STATED GOAL: Every line of the data that contains the string "with" must be copied.

PROVIDED DATA:
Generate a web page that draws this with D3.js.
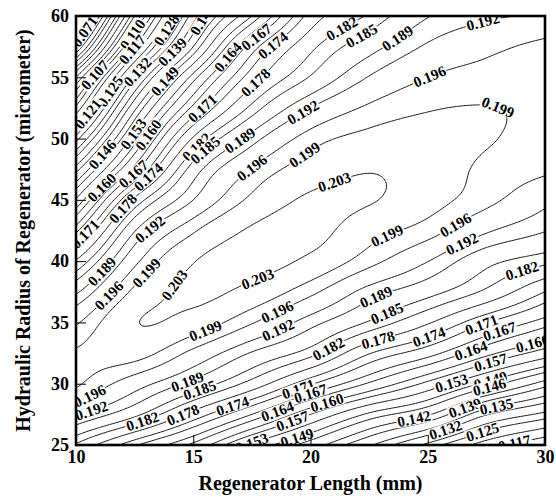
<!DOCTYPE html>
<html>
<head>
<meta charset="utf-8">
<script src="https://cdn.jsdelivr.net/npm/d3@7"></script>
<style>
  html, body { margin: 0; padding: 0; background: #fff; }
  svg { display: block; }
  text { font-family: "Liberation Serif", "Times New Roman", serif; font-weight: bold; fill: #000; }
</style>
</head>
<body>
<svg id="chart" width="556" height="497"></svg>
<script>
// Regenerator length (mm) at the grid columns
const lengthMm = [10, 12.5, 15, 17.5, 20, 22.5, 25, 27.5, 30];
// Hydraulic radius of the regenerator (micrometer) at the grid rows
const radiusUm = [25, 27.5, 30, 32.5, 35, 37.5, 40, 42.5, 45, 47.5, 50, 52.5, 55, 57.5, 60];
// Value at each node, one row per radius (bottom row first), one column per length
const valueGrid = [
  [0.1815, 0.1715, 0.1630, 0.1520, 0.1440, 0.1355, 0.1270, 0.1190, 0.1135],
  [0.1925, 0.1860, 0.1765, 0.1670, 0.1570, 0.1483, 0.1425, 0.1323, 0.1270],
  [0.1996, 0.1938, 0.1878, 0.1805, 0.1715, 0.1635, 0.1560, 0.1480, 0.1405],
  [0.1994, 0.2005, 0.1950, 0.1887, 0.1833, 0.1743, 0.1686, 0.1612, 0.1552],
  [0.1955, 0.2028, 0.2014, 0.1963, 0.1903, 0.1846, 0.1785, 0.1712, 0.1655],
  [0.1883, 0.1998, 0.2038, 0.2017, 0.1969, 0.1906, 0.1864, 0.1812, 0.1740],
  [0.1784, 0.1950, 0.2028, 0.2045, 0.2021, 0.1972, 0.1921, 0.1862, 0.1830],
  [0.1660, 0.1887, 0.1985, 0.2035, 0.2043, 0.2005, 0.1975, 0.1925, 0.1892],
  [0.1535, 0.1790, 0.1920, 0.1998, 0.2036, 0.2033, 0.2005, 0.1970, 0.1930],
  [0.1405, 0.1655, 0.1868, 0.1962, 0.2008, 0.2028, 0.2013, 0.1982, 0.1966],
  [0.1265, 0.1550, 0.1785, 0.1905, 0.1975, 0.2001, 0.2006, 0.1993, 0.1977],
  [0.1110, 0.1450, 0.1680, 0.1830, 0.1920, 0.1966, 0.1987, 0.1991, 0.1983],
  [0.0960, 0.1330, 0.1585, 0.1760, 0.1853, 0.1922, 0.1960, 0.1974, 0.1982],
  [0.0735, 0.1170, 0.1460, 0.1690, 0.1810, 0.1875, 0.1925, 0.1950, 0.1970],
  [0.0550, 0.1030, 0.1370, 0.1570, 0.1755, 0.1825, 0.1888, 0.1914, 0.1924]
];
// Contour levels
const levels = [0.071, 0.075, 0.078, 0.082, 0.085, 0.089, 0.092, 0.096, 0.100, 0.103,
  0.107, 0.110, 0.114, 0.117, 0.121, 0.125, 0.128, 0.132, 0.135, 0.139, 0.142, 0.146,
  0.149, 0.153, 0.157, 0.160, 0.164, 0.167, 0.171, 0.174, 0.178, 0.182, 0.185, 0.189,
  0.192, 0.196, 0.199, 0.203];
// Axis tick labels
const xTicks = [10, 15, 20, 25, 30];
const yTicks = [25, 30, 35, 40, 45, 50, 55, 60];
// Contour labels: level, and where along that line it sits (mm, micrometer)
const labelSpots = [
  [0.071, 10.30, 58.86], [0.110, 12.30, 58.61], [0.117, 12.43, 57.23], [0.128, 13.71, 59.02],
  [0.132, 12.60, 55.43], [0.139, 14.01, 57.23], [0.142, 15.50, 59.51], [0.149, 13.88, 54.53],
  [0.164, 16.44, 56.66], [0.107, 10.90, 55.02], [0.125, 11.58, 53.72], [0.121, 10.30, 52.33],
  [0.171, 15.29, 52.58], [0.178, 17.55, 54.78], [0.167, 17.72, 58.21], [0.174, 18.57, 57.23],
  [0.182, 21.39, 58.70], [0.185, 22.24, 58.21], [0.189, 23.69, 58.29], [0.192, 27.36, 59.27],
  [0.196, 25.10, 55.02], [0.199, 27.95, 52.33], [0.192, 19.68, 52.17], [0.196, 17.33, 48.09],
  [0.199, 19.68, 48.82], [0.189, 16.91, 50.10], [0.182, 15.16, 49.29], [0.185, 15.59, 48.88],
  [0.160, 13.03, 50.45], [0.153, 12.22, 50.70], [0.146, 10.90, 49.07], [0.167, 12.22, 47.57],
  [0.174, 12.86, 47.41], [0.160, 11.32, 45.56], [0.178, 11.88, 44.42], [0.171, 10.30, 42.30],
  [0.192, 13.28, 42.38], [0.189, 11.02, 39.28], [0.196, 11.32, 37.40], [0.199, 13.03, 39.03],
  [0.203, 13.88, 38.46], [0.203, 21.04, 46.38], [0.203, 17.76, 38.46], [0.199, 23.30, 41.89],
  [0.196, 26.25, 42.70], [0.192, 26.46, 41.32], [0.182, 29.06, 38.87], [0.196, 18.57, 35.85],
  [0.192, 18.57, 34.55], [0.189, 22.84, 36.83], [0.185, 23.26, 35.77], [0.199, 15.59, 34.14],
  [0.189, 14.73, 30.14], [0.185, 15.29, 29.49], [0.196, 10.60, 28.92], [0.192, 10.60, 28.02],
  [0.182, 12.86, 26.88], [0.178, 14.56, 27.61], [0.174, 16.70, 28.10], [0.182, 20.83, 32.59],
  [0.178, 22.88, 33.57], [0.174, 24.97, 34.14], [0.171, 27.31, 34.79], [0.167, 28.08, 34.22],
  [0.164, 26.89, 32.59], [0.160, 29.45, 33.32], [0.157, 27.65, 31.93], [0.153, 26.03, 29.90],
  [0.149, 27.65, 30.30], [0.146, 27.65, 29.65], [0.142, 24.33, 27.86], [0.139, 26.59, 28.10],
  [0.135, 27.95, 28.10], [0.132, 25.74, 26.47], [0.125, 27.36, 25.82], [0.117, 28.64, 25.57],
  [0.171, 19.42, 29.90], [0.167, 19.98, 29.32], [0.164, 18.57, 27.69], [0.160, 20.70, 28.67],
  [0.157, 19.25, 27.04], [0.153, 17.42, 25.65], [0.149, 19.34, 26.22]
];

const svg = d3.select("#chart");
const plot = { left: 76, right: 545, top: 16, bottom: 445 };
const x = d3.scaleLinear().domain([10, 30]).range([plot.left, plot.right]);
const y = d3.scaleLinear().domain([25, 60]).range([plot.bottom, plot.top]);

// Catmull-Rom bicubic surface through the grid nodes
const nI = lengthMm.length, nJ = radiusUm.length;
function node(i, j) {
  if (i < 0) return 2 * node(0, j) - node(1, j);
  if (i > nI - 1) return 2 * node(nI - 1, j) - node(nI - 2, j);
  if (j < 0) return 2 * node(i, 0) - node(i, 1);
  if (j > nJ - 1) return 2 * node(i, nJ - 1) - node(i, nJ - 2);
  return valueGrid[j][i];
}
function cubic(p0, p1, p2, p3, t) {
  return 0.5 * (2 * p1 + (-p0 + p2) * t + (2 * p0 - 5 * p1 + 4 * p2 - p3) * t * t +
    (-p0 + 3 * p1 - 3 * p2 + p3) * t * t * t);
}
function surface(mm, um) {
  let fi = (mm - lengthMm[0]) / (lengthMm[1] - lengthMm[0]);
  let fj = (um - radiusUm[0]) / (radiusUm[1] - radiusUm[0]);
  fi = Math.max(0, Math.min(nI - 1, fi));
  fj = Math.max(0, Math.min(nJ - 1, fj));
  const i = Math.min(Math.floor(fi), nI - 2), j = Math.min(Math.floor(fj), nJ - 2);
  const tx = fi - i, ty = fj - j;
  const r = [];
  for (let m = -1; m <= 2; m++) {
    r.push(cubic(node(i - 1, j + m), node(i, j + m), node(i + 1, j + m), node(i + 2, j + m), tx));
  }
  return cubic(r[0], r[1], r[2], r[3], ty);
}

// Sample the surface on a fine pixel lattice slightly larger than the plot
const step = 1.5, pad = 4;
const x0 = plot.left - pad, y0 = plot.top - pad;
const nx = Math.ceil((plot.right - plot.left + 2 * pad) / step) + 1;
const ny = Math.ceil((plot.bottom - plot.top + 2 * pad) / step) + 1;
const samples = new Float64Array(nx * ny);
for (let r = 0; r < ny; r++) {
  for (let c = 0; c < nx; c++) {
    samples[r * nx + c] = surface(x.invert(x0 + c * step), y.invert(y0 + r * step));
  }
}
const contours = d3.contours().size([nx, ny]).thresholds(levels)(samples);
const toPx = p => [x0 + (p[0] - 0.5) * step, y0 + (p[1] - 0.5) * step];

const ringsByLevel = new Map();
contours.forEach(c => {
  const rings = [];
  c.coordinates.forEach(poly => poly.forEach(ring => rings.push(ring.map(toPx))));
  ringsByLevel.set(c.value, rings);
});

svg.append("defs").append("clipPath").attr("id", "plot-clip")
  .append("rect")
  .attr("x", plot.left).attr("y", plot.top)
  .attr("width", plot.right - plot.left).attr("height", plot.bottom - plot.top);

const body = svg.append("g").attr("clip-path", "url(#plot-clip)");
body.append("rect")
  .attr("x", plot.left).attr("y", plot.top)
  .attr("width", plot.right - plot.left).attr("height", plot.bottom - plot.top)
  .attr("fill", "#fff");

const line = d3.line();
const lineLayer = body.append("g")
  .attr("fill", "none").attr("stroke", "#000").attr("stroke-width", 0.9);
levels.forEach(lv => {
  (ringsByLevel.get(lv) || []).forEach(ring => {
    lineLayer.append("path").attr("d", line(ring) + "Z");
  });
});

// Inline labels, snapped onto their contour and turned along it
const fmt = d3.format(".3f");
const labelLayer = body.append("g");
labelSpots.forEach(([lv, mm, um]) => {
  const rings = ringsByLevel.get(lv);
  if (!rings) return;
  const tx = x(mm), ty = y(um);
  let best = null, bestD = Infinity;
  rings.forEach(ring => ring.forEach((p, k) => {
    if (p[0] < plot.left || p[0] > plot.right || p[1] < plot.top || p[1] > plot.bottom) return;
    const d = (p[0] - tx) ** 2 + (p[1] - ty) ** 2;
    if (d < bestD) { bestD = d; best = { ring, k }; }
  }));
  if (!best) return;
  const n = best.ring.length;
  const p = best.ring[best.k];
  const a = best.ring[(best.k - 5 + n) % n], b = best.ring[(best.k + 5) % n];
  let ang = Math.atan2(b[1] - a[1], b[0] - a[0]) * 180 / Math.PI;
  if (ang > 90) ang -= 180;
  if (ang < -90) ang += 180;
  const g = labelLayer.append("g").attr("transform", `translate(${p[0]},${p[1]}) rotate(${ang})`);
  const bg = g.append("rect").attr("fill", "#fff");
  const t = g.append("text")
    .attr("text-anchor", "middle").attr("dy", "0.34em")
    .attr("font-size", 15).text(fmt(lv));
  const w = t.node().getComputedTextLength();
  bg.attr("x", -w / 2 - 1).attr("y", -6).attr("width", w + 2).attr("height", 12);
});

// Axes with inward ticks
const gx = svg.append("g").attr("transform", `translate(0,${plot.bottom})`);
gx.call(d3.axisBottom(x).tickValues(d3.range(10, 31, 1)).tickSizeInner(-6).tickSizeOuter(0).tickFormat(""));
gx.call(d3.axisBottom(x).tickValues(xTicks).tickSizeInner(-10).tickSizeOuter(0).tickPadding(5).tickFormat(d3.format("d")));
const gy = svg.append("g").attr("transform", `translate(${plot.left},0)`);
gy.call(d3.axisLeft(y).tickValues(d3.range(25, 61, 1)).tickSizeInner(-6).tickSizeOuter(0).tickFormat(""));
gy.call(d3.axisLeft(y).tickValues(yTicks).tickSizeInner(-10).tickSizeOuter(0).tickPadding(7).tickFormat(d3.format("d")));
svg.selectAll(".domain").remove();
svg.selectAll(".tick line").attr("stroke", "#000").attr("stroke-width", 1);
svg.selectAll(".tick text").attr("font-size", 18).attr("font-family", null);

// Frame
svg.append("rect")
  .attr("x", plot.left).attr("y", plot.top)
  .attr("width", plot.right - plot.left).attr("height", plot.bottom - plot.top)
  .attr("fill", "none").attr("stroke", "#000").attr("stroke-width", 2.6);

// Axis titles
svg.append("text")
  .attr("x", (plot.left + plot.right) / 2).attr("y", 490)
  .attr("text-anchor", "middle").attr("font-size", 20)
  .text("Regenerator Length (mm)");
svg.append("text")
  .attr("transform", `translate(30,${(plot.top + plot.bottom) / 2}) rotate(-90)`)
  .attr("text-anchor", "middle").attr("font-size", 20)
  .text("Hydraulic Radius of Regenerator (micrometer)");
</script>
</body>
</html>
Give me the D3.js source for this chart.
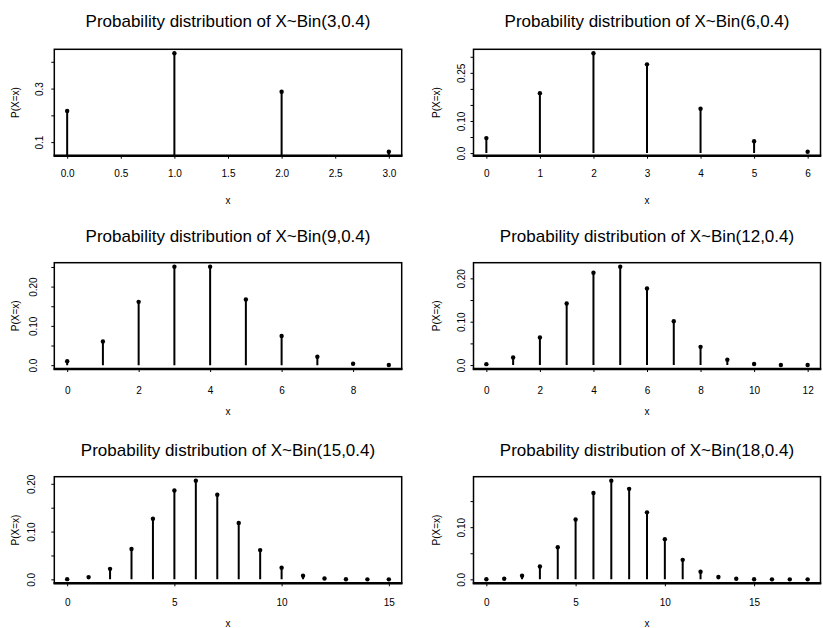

THE ANSWER:
Generate a web page that draws this with D3.js.
// Axes with inward ticks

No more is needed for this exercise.